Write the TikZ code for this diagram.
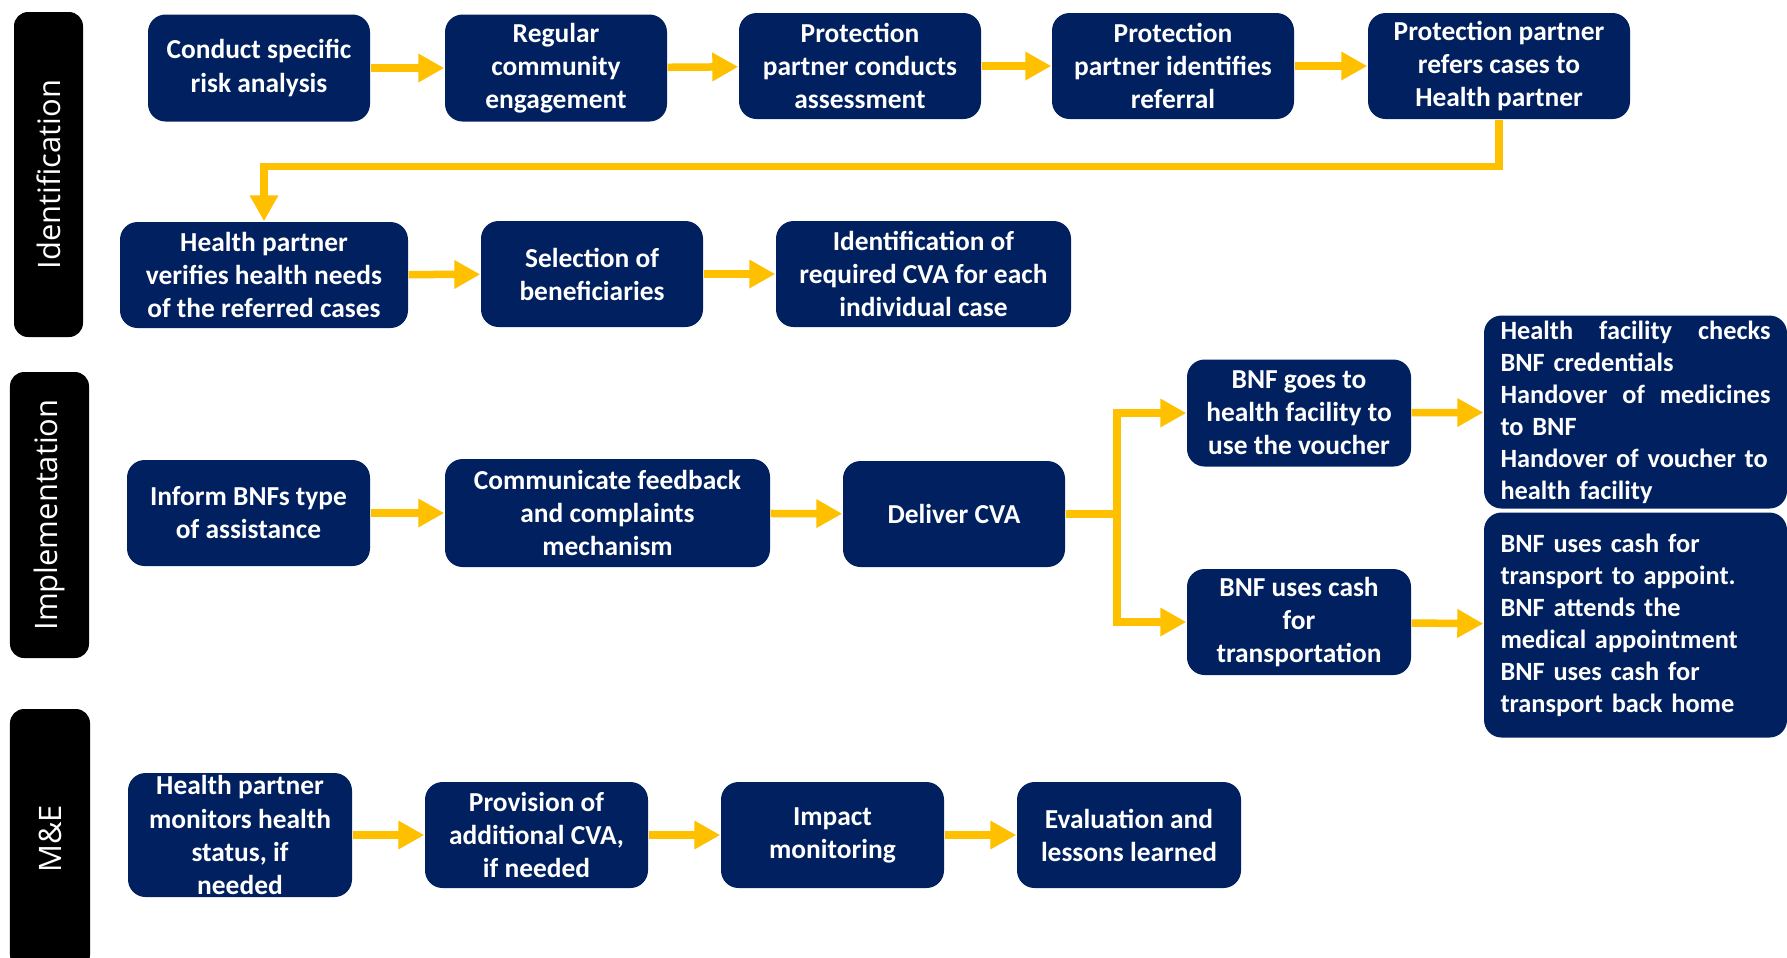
\documentclass[tikz,border=0pt]{standalone}
\usepackage{fontspec}
\setmainfont{Carlito}
\newfontfamily\phasefont{Open Sans}
\usetikzlibrary{arrows.meta,positioning}
\definecolor{pwnavy}{RGB}{0,32,96}
\definecolor{pwgold}{RGB}{255,192,0}
\tikzset{
  pwnode/.style={fill=pwnavy, rounded corners=5pt, text=white, align=center,
    minimum width=2.22cm, minimum height=1.06cm, inner sep=2pt,
    font=\fontsize{7.8}{9.4}\selectfont\bfseries},
  pwlist/.style={pwnode, align=left, text width=2.70cm, minimum width=3.03cm,
    inner ysep=0pt, font=\fontsize{7.5}{9.1}\selectfont\bfseries},
  pwphase/.style={fill=black, rounded corners=4pt, text=white, rotate=90,
    font=\fontsize{8.8}{10}\selectfont\phasefont},
  pwarrow/.style={-{Triangle[length=0.26cm,width=0.27cm]}, line width=0.075cm,
    draw=pwgold},
  pwline/.style={line width=0.075cm, draw=pwgold}
}
\begin{document}
\begin{tikzpicture}
  \useasboundingbox[fill=white] (0,0) rectangle (17.87,-9.57);
  % phases
  \node[pwphase, minimum width=3.25cm, minimum height=0.69cm] (sId) at (0.485,-1.745) {Identification};
  \node[pwphase, minimum width=2.86cm, minimum height=0.79cm] (sIm) at (0.495,-5.15) {Implementation};
  \node[pwphase, minimum width=2.60cm, minimum height=0.80cm] (sMe) at (0.50,-8.39) {M\&E};
  % identification
  \node[pwnode, minimum height=1.07cm] (iA) at (2.59,-0.68) {Conduct specific\\risk analysis};
  \node[pwnode, minimum height=1.07cm] (iB) at (5.56,-0.68) {Regular\\community\\engagement};
  \node[pwnode, minimum width=2.42cm] (iC) at (8.60,-0.66) {Protection\\partner conducts\\assessment};
  \node[pwnode, minimum width=2.42cm] (iD) at (11.73,-0.66) {Protection\\partner identifies\\referral};
  \node[pwnode, minimum width=2.62cm] (iE) at (14.99,-0.66) {Protection partner\\refers cases to\\Health partner};
  \node[pwnode, minimum width=2.88cm] (iF) at (2.64,-2.75) {Health partner\\verifies health needs\\of the referred cases};
  \node[pwnode] (iG) at (5.92,-2.74) {Selection of\\beneficiaries};
  \node[pwnode, minimum width=2.95cm] (iH) at (9.235,-2.74) {Identification of\\required CVA for each\\individual case};
  \draw[pwarrow] (iA) -- (iB);
  \draw[pwarrow] (iB) -- (iC);
  \draw[pwarrow] (iC) -- (iD);
  \draw[pwarrow] (iD) -- (iE);
  \draw[pwarrow] (iE.south) -- ++(0,-0.47) -| (iF.north);
  \draw[pwarrow] (iF) -- (iG);
  \draw[pwarrow] (iG) -- (iH);
  % implementation
  \node[pwnode, minimum width=2.43cm] (mA) at (2.485,-5.13) {Inform BNFs type\\of assistance};
  \node[pwnode, minimum width=3.25cm, minimum height=1.08cm] (mB) at (6.075,-5.13) {Communicate feedback\\and complaints\\mechanism};
  \node[pwnode] (mC) at (9.54,-5.14) {Deliver CVA};
  \node[pwnode, minimum width=2.24cm, minimum height=1.07cm] (mD) at (12.99,-4.13) {BNF goes to\\health facility to\\use the voucher};
  \node[pwnode, minimum width=2.24cm] (mE) at (12.99,-6.22) {BNF uses cash\\for\\transportation};
  \node[pwlist, minimum height=1.93cm] (mF) at (16.355,-4.12) {\makebox[\hsize][l]{Health\hfill facility\hfill checks}\\BNF credentials\\\makebox[\hsize][l]{Handover\hfill of\hfill medicines}\\to BNF\\Handover of voucher to\\health facility};
  \node[pwlist, minimum height=2.25cm] (mG) at (16.355,-6.25) {BNF uses cash for\\transport to appoint.\\BNF attends the\\medical appointment\\BNF uses cash for\\transport back home};
  \coordinate (mJ) at (11.17,-5.14);
  \draw[pwarrow] (mA) -- (mB);
  \draw[pwarrow] (mB) -- (mC);
  \draw[pwline] (mC.east) -- (mJ);
  \draw[pwarrow] (mJ) |- (mD);
  \draw[pwarrow] (mJ) |- (mE);
  \draw[pwarrow] (mD) -- (mF);
  \draw[pwarrow] (mE) -- (mG);
  % monitoring and evaluation
  \node[pwnode, minimum width=2.24cm, minimum height=1.24cm, inner ysep=0pt] (eA) at (2.40,-8.35) {Health partner\\monitors health\\status, if\\needed};
  \node[pwnode, minimum width=2.23cm] (eB) at (5.365,-8.35) {Provision of\\additional CVA,\\if needed};
  \node[pwnode, minimum width=2.23cm] (eC) at (8.325,-8.35) {Impact\\monitoring};
  \node[pwnode, minimum width=2.24cm] (eD) at (11.29,-8.35) {Evaluation and\\lessons learned};
  \draw[pwarrow] (eA) -- (eB);
  \draw[pwarrow] (eB) -- (eC);
  \draw[pwarrow] (eC) -- (eD);
\end{tikzpicture}
\end{document}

#####

THE PROBLEM -
Write out each line again precisely as it appears, skipping every picture.

RESPONSE BELOW -
Write the TikZ code for this diagram.
\documentclass[tikz,border=0pt]{standalone}
\usepackage{fontspec}
\setmainfont{Carlito}
\newfontfamily\phasefont{Open Sans}
\usetikzlibrary{arrows.meta,positioning}
\definecolor{pwnavy}{RGB}{0,32,96}
\definecolor{pwgold}{RGB}{255,192,0}
\tikzset{
  pwnode/.style={fill=pwnavy, rounded corners=5pt, text=white, align=center,
    minimum width=2.22cm, minimum height=1.06cm, inner sep=2pt,
    font=\fontsize{7.8}{9.4}\selectfont\bfseries},
  pwlist/.style={pwnode, align=left, text width=2.70cm, minimum width=3.03cm,
    inner ysep=0pt, font=\fontsize{7.5}{9.1}\selectfont\bfseries},
  pwphase/.style={fill=black, rounded corners=4pt, text=white, rotate=90,
    font=\fontsize{8.8}{10}\selectfont\phasefont},
  pwarrow/.style={-{Triangle[length=0.26cm,width=0.27cm]}, line width=0.075cm,
    draw=pwgold},
  pwline/.style={line width=0.075cm, draw=pwgold}
}
\begin{document}
\begin{tikzpicture}
  \useasboundingbox[fill=white] (0,0) rectangle (17.87,-9.57);
  % phases
  \node[pwphase, minimum width=3.25cm, minimum height=0.69cm] (sId) at (0.485,-1.745) {Identification};
  \node[pwphase, minimum width=2.86cm, minimum height=0.79cm] (sIm) at (0.495,-5.15) {Implementation};
  \node[pwphase, minimum width=2.60cm, minimum height=0.80cm] (sMe) at (0.50,-8.39) {M\&E};
  % identification
  \node[pwnode, minimum height=1.07cm] (iA) at (2.59,-0.68) {Conduct specific\\risk analysis};
  \node[pwnode, minimum height=1.07cm] (iB) at (5.56,-0.68) {Regular\\community\\engagement};
  \node[pwnode, minimum width=2.42cm] (iC) at (8.60,-0.66) {Protection\\partner conducts\\assessment};
  \node[pwnode, minimum width=2.42cm] (iD) at (11.73,-0.66) {Protection\\partner identifies\\referral};
  \node[pwnode, minimum width=2.62cm] (iE) at (14.99,-0.66) {Protection partner\\refers cases to\\Health partner};
  \node[pwnode, minimum width=2.88cm] (iF) at (2.64,-2.75) {Health partner\\verifies health needs\\of the referred cases};
  \node[pwnode] (iG) at (5.92,-2.74) {Selection of\\beneficiaries};
  \node[pwnode, minimum width=2.95cm] (iH) at (9.235,-2.74) {Identification of\\required CVA for each\\individual case};
  \draw[pwarrow] (iA) -- (iB);
  \draw[pwarrow] (iB) -- (iC);
  \draw[pwarrow] (iC) -- (iD);
  \draw[pwarrow] (iD) -- (iE);
  \draw[pwarrow] (iE.south) -- ++(0,-0.47) -| (iF.north);
  \draw[pwarrow] (iF) -- (iG);
  \draw[pwarrow] (iG) -- (iH);
  % implementation
  \node[pwnode, minimum width=2.43cm] (mA) at (2.485,-5.13) {Inform BNFs type\\of assistance};
  \node[pwnode, minimum width=3.25cm, minimum height=1.08cm] (mB) at (6.075,-5.13) {Communicate feedback\\and complaints\\mechanism};
  \node[pwnode] (mC) at (9.54,-5.14) {Deliver CVA};
  \node[pwnode, minimum width=2.24cm, minimum height=1.07cm] (mD) at (12.99,-4.13) {BNF goes to\\health facility to\\use the voucher};
  \node[pwnode, minimum width=2.24cm] (mE) at (12.99,-6.22) {BNF uses cash\\for\\transportation};
  \node[pwlist, minimum height=1.93cm] (mF) at (16.355,-4.12) {\makebox[\hsize][l]{Health\hfill facility\hfill checks}\\BNF credentials\\\makebox[\hsize][l]{Handover\hfill of\hfill medicines}\\to BNF\\Handover of voucher to\\health facility};
  \node[pwlist, minimum height=2.25cm] (mG) at (16.355,-6.25) {BNF uses cash for\\transport to appoint.\\BNF attends the\\medical appointment\\BNF uses cash for\\transport back home};
  \coordinate (mJ) at (11.17,-5.14);
  \draw[pwarrow] (mA) -- (mB);
  \draw[pwarrow] (mB) -- (mC);
  \draw[pwline] (mC.east) -- (mJ);
  \draw[pwarrow] (mJ) |- (mD);
  \draw[pwarrow] (mJ) |- (mE);
  \draw[pwarrow] (mD) -- (mF);
  \draw[pwarrow] (mE) -- (mG);
  % monitoring and evaluation
  \node[pwnode, minimum width=2.24cm, minimum height=1.24cm, inner ysep=0pt] (eA) at (2.40,-8.35) {Health partner\\monitors health\\status, if\\needed};
  \node[pwnode, minimum width=2.23cm] (eB) at (5.365,-8.35) {Provision of\\additional CVA,\\if needed};
  \node[pwnode, minimum width=2.23cm] (eC) at (8.325,-8.35) {Impact\\monitoring};
  \node[pwnode, minimum width=2.24cm] (eD) at (11.29,-8.35) {Evaluation and\\lessons learned};
  \draw[pwarrow] (eA) -- (eB);
  \draw[pwarrow] (eB) -- (eC);
  \draw[pwarrow] (eC) -- (eD);
\end{tikzpicture}
\end{document}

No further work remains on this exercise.